The mechanism governing such dynamics typically involves the fast subsystem rapidly approaching a lower-dimensional manifold, known as the critical or slow manifold, defined by the equilibrium condition of the fast variables. The system's trajectory then evolves primarily along this manifold, driven by the slow variables. However, the most significant phenomena occur when this attractor loses stability, such as at a fold or bifurcation point, forcing the trajectory to jump rapidly away from the manifold. This generates relaxation oscillations, canards, and other complex transients that are hallmarks of slow-fast systems. For instance, in the classic Van der Pol oscillator, the slow buildup of charge and its rapid discharge produce a characteristic rhythmic pulse. In ecology, such dynamics can model predator-prey cycles where predator numbers change slowly but prey populations can crash rapidly, leading to sudden state shifts. The analysis is inherently geometric, focusing on the structure of the slow manifold and the points where fast and slow dynamics interact catastrophically.

The implications of recognizing slow-fast dynamics are substantial for both prediction and control in applied sciences. In neuroscience, they explain the all-or-nothing firing of neurons and the transition to bursting patterns, with direct consequences for understanding neural coding and pathologies like epilepsy. In climate science, they model tipping points where slow changes in greenhouse gas concentrations can trigger rapid, potentially irreversible, transitions in ocean circulation or ice sheet stability.
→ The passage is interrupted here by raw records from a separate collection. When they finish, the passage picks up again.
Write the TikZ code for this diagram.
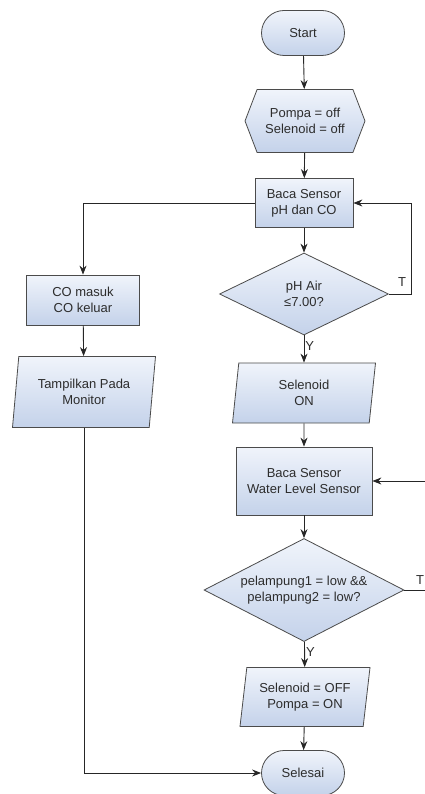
\documentclass[tikz,border=0pt]{standalone}
\usepackage{fontspec}
\setmainfont{Liberation Sans}
\usetikzlibrary{shapes.geometric,shapes.misc,shapes.symbols,arrows.meta}

\definecolor{boxtop}{RGB}{240,244,251}
\definecolor{boxbot}{RGB}{196,210,234}
\definecolor{bord}{RGB}{75,75,75}
\definecolor{txt}{RGB}{45,45,45}

\begin{document}
\begin{tikzpicture}[x=1pt,y=-1pt,
    font=\fontsize{13}{16}\selectfont, text=txt,
    base/.style={draw=bord, line width=0.8pt, top color=boxtop, bottom color=boxbot, align=center, inner sep=2pt},
    term/.style={base, rounded rectangle, minimum width=87pt, minimum height=45pt},
    proc/.style={base, rectangle},
    io/.style={base, trapezium, trapezium left angle=78, trapezium right angle=102, trapezium stretches body},
    cond/.style={base, diamond, aspect=2, inner sep=0pt},
    prep/.style={base, signal, signal to=west and east, signal pointer angle=138},
    arr/.style={-{Stealth[length=9pt,width=7pt]}, line width=0.9pt, draw=black!85},
    lbl/.style={inner sep=1pt}]

    % Cadre de l'image
    \useasboundingbox (0,0) rectangle (425,794);

    % Colonne principale
    \node[term] (start) at (303,33) {Start};
    \node[prep, minimum width=120pt, minimum height=63pt] (init) at (305,121) {Pompa = off\\Selenoid = off};
    \node[proc, minimum width=98pt, minimum height=49pt] (bacaA) at (304,203) {Baca Sensor\\pH dan CO};
    \node[cond, minimum width=169pt, minimum height=82pt] (cekph) at (304,294) {pH Air\\≤7.00?};
    \node[io, minimum width=143pt, minimum height=60pt] (selOn) at (304,393) {Selenoid\\ON};
    \node[proc, minimum width=136pt, minimum height=68pt] (bacaB) at (304,481) {Baca Sensor\\Water Level Sensor};
    \node[cond, minimum width=200pt, minimum height=103pt] (cekair) at (304,590) {pelampung1 = low \&\&\\pelampung2 = low?};
    \node[io, minimum width=130pt, minimum height=59pt] (selOff) at (305,697) {Selenoid = OFF\\Pompa = ON};
    \node[term] (selesai) at (303,773) {Selesai};

    % Colonne de gauche
    \node[proc, minimum width=113pt, minimum height=50pt] (co) at (83,300) {CO masuk\\CO keluar};
    \node[io, minimum width=143pt, minimum height=71pt] (tampil) at (84,392) {Tampilkan Pada\\Monitor};

    % Points libres
    \coordinate (balikA) at (411,203);
    \coordinate (masukB) at (425,481);
    \coordinate (keluarB) at (425,590);

    % Labels T
    \node[lbl] (tA) at (402,282) {T};
    \node[lbl] (tB) at (420,580) {T};

    % Fleches
    \draw[arr] (start) -- (init);
    \draw[arr] (init) -- (bacaA);
    \draw[arr] (bacaA) -- (cekph);
    \draw[arr] (cekph) -- node[lbl, right, pos=0.4] {Y} (selOn);
    \draw[arr] (cekph.east) -| (balikA) -- (bacaA.east);
    \draw[arr] (bacaA.west) -| (co.north);
    \draw[arr] (co) -- (tampil);
    \draw[arr] (tampil.south) |- (selesai.west);
    \draw[arr] (selOn) -- (bacaB);
    \draw[arr] (masukB) -- (bacaB.east);
    \draw[arr] (bacaB) -- (cekair);
    \draw[line width=0.9pt, draw=black!85] (cekair.east) -- (keluarB);
    \draw[arr] (cekair) -- node[lbl, right, pos=0.4] {Y} (selOff);
    \draw[arr] (selOff) -- (selesai);

\end{tikzpicture}
\end{document}
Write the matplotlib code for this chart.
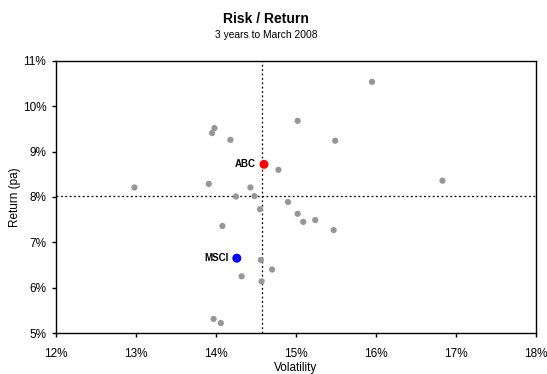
import matplotlib
matplotlib.use("Agg")
import matplotlib.pyplot as plt
from matplotlib.ticker import FuncFormatter

plt.rcParams['font.family'] = ['Liberation Sans', 'DejaVu Sans']

# peer funds (volatility %, return %)
peer_vol = [12.98, 13.95, 13.98, 14.18, 14.78, 13.91, 14.43, 14.25, 14.48, 14.90,
            15.02, 14.55, 15.95, 15.49, 16.83, 14.08, 14.56, 14.70, 14.32, 14.57,
            13.97, 14.06, 15.02, 15.09, 15.24, 15.47]
peer_ret = [8.21, 9.41, 9.52, 9.26, 8.60, 8.29, 8.21, 8.01, 8.02, 7.89,
            9.68, 7.73, 10.54, 9.24, 8.36, 7.36, 6.61, 6.40, 6.25, 6.14,
            5.31, 5.22, 7.63, 7.45, 7.49, 7.27]

highlight_names = ["ABC", "MSCI"]
highlight_vol = [14.60, 14.26]
highlight_ret = [8.72, 6.65]
highlight_colors = ["#ff0000", "#0000ff"]

# average lines
avg_vol = 14.57
avg_ret = 8.02

x_ticks = [12, 13, 14, 15, 16, 17, 18]
y_ticks = [5, 6, 7, 8, 9, 10, 11]

fig = plt.figure(figsize=(5.47, 3.74), dpi=100)
ax = fig.add_axes([0.1024, 0.1096, 0.8776, 0.7274])

ax.scatter(peer_vol, peer_ret, s=20, color="#969696", edgecolors="none", zorder=3)
for name, v, r, c in zip(highlight_names, highlight_vol, highlight_ret, highlight_colors):
    ax.scatter([v], [r], s=42, color=c, edgecolors="none", zorder=4)
    ax.annotate(name, (v, r), xytext=(-6, 0), textcoords="offset points",
                ha="right", va="center", fontsize=7, fontweight="bold")

ax.axvline(avg_vol, color="black", lw=0.9, linestyle=(0, (1.5, 2)), zorder=2)
ax.axhline(avg_ret, color="black", lw=0.9, linestyle=(0, (1.5, 2)), zorder=2)

ax.set_xlim(12, 18)
ax.set_ylim(5, 11)
ax.set_xticks(x_ticks)
ax.set_yticks(y_ticks)
pct = FuncFormatter(lambda v, p: f"{v:.0f}%")
ax.xaxis.set_major_formatter(pct)
ax.yaxis.set_major_formatter(pct)
ax.tick_params(direction="out", length=3, width=1, labelsize=8.5)
ax.tick_params(axis="x", pad=7.5)
ax.tick_params(axis="y", pad=4)

for s in ax.spines.values():
    s.set_linewidth(1)
    s.set_color("black")

ax.set_xlabel("Volatility", fontsize=8.5, labelpad=2)
ax.set_ylabel("Return (pa)", fontsize=8.5, labelpad=1)

fig.text(0.486, 0.95, "Risk / Return", ha="center", va="center",
         fontsize=10, fontweight="bold")
fig.text(0.486, 0.906, "3 years to March 2008", ha="center", va="center", fontsize=7.4)

fig.savefig("out.png", dpi=100)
From an engineering perspective, control systems must account for these multiple timescales to avoid instability; a controller designed for the slow average dynamics may fail catastrophically if it inadvertently excites a fast, unstable mode. The presence of a small parameter often invites naive simplification by neglecting the fast dynamics entirely, but this risks missing the very events—the jumps, spikes, and collapses—that often define the system's most critical and observable behavior. Thus, the study of slow-fast dynamics is essential for moving beyond equilibrium-based models to those that authentically capture the lurching, episodic, and often counterintuitive evolution of complex systems in nature and technology.